Modern Bilim Bu Sıçramayı Açıklayabiliyor mu?

Hayır. Bilim tarihçileri, Mezopotamya’dan bu yana bilgi birikiminin doğrusal aktığını kabul eder. Ama Göbeklitepe gibi yerler, bu görüşü paramparça eder. Çünkü orada ne yazı var, ne tekerlek… ama göksel hizalama var. Bu sadece doğa gözlemiyle açıklanamaz. Ya bilgi çok daha eskiden vardı, ya da gökten indirildi.

Bugünkü Zeka, O Bilginin Kalıntısı mı?

Belki bugünkü bilgi sistemi, aslında geçmişin çöküntüsüdür.
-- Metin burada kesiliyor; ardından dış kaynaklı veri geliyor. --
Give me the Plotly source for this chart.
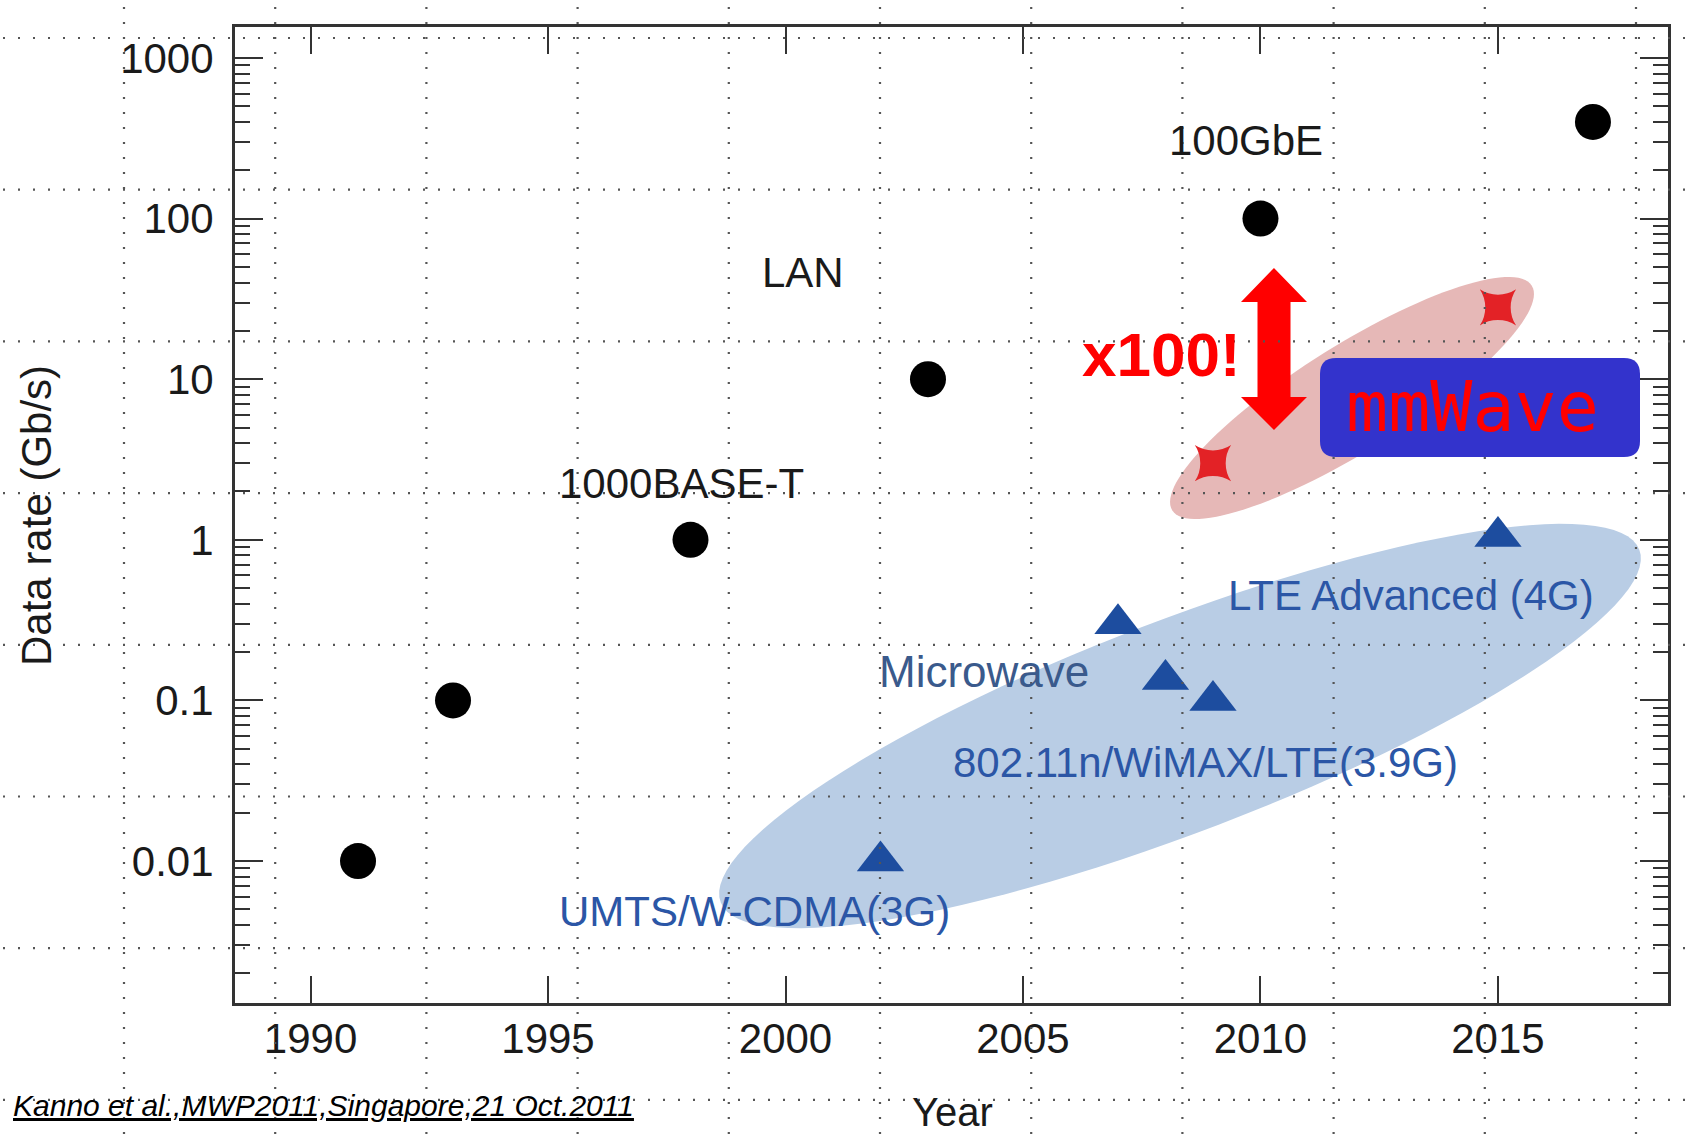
import math
import plotly.graph_objects as go

# ---------------- data ----------------
lan_years = [1991, 1993, 1998, 2003, 2010, 2017]
lan_rates = [0.01, 0.1, 1, 10, 100, 400]

mw_years = [2002, 2007, 2008, 2009, 2015]
mw_rates = [0.01, 0.3, 0.135, 0.1, 1.05]

mmw_years = [2009, 2015]
mmw_rates = [3.0, 28]

x_ticks = [1990, 1995, 2000, 2005, 2010, 2015]
y_ticks = [0.01, 0.1, 1, 10, 100, 1000]
y_ticktext = ["0.01", "0.1", "1", "10", "100", "1000"]

# ---------------- layout geometry ----------------
W_FIG, H_FIG = 1694, 1135
L, R, T, B = 235, 1668, 27, 1003
PW, PH = R - L, B - T


def px(x):
    return (x - L) / PW


def py(y):
    return (B - y) / PH


FONT = "Liberation Sans, Arial, sans-serif"
AX = "#333333"

fig = go.Figure()

fig.add_trace(go.Scatter(x=lan_years, y=lan_rates, mode="markers", name="LAN",
                         marker=dict(symbol="circle", size=36, color="#000000",
                                     line=dict(width=0)),
                         showlegend=False))
fig.add_trace(go.Scatter(x=mw_years, y=mw_rates, mode="markers", name="Microwave",
                         marker=dict(symbol="triangle-up", size=41, color="#1d4d9f",
                                     line=dict(width=0)),
                         showlegend=False))
fig.add_trace(go.Scatter(x=mmw_years, y=mmw_rates, mode="markers", name="mmWave",
                         marker=dict(symbol="star-square", size=33, color="#e32226",
                                     line=dict(width=0)),
                         showlegend=False))

shapes = []


def ellipse_path(cx, cy, a, b, ang_deg, n=120):
    th = math.radians(ang_deg)
    ux, uy = math.cos(th), -math.sin(th)
    vx, vy = math.sin(th), math.cos(th)
    pts = []
    for i in range(n):
        t = 2 * math.pi * i / n
        x = cx + a * math.cos(t) * ux + b * math.sin(t) * vx
        y = cy + a * math.cos(t) * uy + b * math.sin(t) * vy
        pts.append(f"{px(x):.5f},{py(y):.5f}")
    return "M" + " L".join(pts) + " Z"


# blue ellipse (wireless)
shapes.append(dict(type="path", xref="paper", yref="paper", layer="below",
                   path=ellipse_path(1180, 726, 492, 106, 21),
                   fillcolor="#b9cde5", line=dict(width=0)))
# red ellipse (mmWave)
shapes.append(dict(type="path", xref="paper", yref="paper", layer="below",
                   path=ellipse_path(1352, 398, 212, 53, 32),
                   fillcolor="#e6b8b7", line=dict(width=0)))

# double arrow
acx = 1274
arrow_pts = [(acx, 268), (acx + 33, 302), (acx + 16.5, 302), (acx + 16.5, 397),
             (acx + 33, 397), (acx, 430), (acx - 33, 397), (acx - 16.5, 397),
             (acx - 16.5, 302), (acx - 33, 302)]
shapes.append(dict(type="path", xref="paper", yref="paper", layer="above",
                   path="M" + " L".join(f"{px(x):.5f},{py(y):.5f}" for x, y in arrow_pts) + " Z",
                   fillcolor="#ff0000", line=dict(width=0)))

# dotted background grid (slide grid)
for k in range(8):
    y = 38 + 151.7 * k
    shapes.append(dict(type="line", xref="paper", yref="paper", layer="above",
                       x0=px(3), x1=px(W_FIG), y0=py(y), y1=py(y),
                       line=dict(color="#555555", width=2.2, dash="2px,13px")))
for k in range(11):
    x = 124 + 151.2 * k
    shapes.append(dict(type="line", xref="paper", yref="paper", layer="above",
                       x0=px(x), x1=px(x), y0=py(7), y1=py(H_FIG),
                       line=dict(color="#555555", width=2.2, dash="2px,13px")))

# mmWave rounded box
bx0, bx1, by0, by1, rr = 1320, 1640, 358, 457, 16
box_path = (f"M{px(bx0 + rr)},{py(by0)} L{px(bx1 - rr)},{py(by0)} "
            f"Q{px(bx1)},{py(by0)} {px(bx1)},{py(by0 + rr)} "
            f"L{px(bx1)},{py(by1 - rr)} Q{px(bx1)},{py(by1)} {px(bx1 - rr)},{py(by1)} "
            f"L{px(bx0 + rr)},{py(by1)} Q{px(bx0)},{py(by1)} {px(bx0)},{py(by1 - rr)} "
            f"L{px(bx0)},{py(by0 + rr)} Q{px(bx0)},{py(by0)} {px(bx0 + rr)},{py(by0)} Z")
shapes.append(dict(type="path", xref="paper", yref="paper", layer="above",
                   path=box_path, fillcolor="#3333cc", line=dict(width=0)))

annotations = []


def label(text, x, y, size=42, color="#1a1a1a", family=FONT, **kw):
    annotations.append(dict(text=text, x=px(x), y=py(y), xref="paper", yref="paper",
                            showarrow=False, xanchor="center", yanchor="middle",
                            font=dict(size=size, color=color, family=family), **kw))


label("LAN", 803, 272)
label("1000BASE-T", 681, 484)
label("100GbE", 1246, 140)
label("<b>x100!</b>", 1161, 354, size=62, color="#ff0000")
label("mmWave", 1472, 407, size=70, color="#ff0000",
      family="DejaVu Sans Mono, monospace")
label("LTE Advanced (4G)", 1411, 595, color="#2b56a6")
label("Microwave", 984, 671, size=44, color="#3a5a8c")
label("802.11n/WiMAX/LTE(3.9G)", 1205, 762, color="#2b56a6")
label("UMTS/W-CDMA(3G)", 754, 912, color="#2b56a6")
label("Data rate (Gb/s)", 36, 515, textangle=-90)
label("Year", 952, 1112, size=40)
annotations.append(dict(text="<i><u>Kanno et al.,MWP2011,Singapore,21 Oct.2011</u></i>",
                        x=px(11), y=py(1105), xref="paper", yref="paper",
                        showarrow=False, xanchor="left", yanchor="middle",
                        font=dict(size=30, color="#000000", family=FONT)))

minor_vals = [m * 10 ** e for e in range(-3, 4) for m in range(2, 10)]

fig.update_layout(
    width=W_FIG, height=H_FIG,
    margin=dict(l=L, r=W_FIG - R, t=T, b=H_FIG - B, pad=0),
    paper_bgcolor="white", plot_bgcolor="white",
    font=dict(family=FONT, size=42, color="#1a1a1a"),
    showlegend=False,
    shapes=shapes,
    annotations=annotations,
    xaxis=dict(range=[1988.41, 2018.58], tickmode="array", tickvals=x_ticks,
               ticks="inside", ticklen=27, tickwidth=2.2, tickcolor=AX,
               showline=True, linewidth=3, linecolor=AX, mirror="ticks",
               showgrid=False, zeroline=False, ticklabelstandoff=-3,
               tickfont=dict(size=42, color="#1a1a1a", family=FONT)),
    yaxis=dict(type="log", range=[-2.884, 3.193], tickmode="array",
               tickvals=y_ticks, ticktext=y_ticktext,
               ticks="inside", ticklen=28, tickwidth=2.2, tickcolor=AX,
               showline=True, linewidth=3, linecolor=AX, mirror="ticks",
               showgrid=False, zeroline=False, ticklabelstandoff=10,
               minor=dict(tickmode="array", tickvals=minor_vals, ticks="inside",
                          ticklen=15, tickwidth=2.2, tickcolor=AX, showgrid=False),
               tickfont=dict(size=42, color="#1a1a1a", family=FONT)),
)

fig.write_html("out.html",
               config={"displayModeBar": False},
               post_script="document.body.style.margin='0px';"
                           "document.body.style.overflow='hidden';")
Bir zamanlar tek bir düşünceyle maddeyi yönlendirebilen zihinler vardıysa… bugünkü teknoloji, onların primitif bir taklidi olabilir. Yani biz şu an “yapay zekayı” geliştiriyoruz ama… belki bir zamanlar “zihin zekası” zaten vardı.

Peki Ya Bağlantı Hâlâ Aktifse?

Gökyüzüne bakmak, sadece astronomi değildir. Aynı zamanda çağrıdır. Belki bu varlıklar hâlâ izliyor. Belki sadece belirli bilinç düzeylerine sinyal gönderiyorlar. Ve belki... bu sinyaller bazı rüyalarda, bazı anılarda, bazı çocukların gözlerinde kendini gösteriyor.

Çünkü bilgi, sadece aktarılmaz… bazı zihinlerde yeniden uyanır. Ve o zihinler, nereden geldiğini söyleyemez ama… bakarlar göğe. Ve susarlar.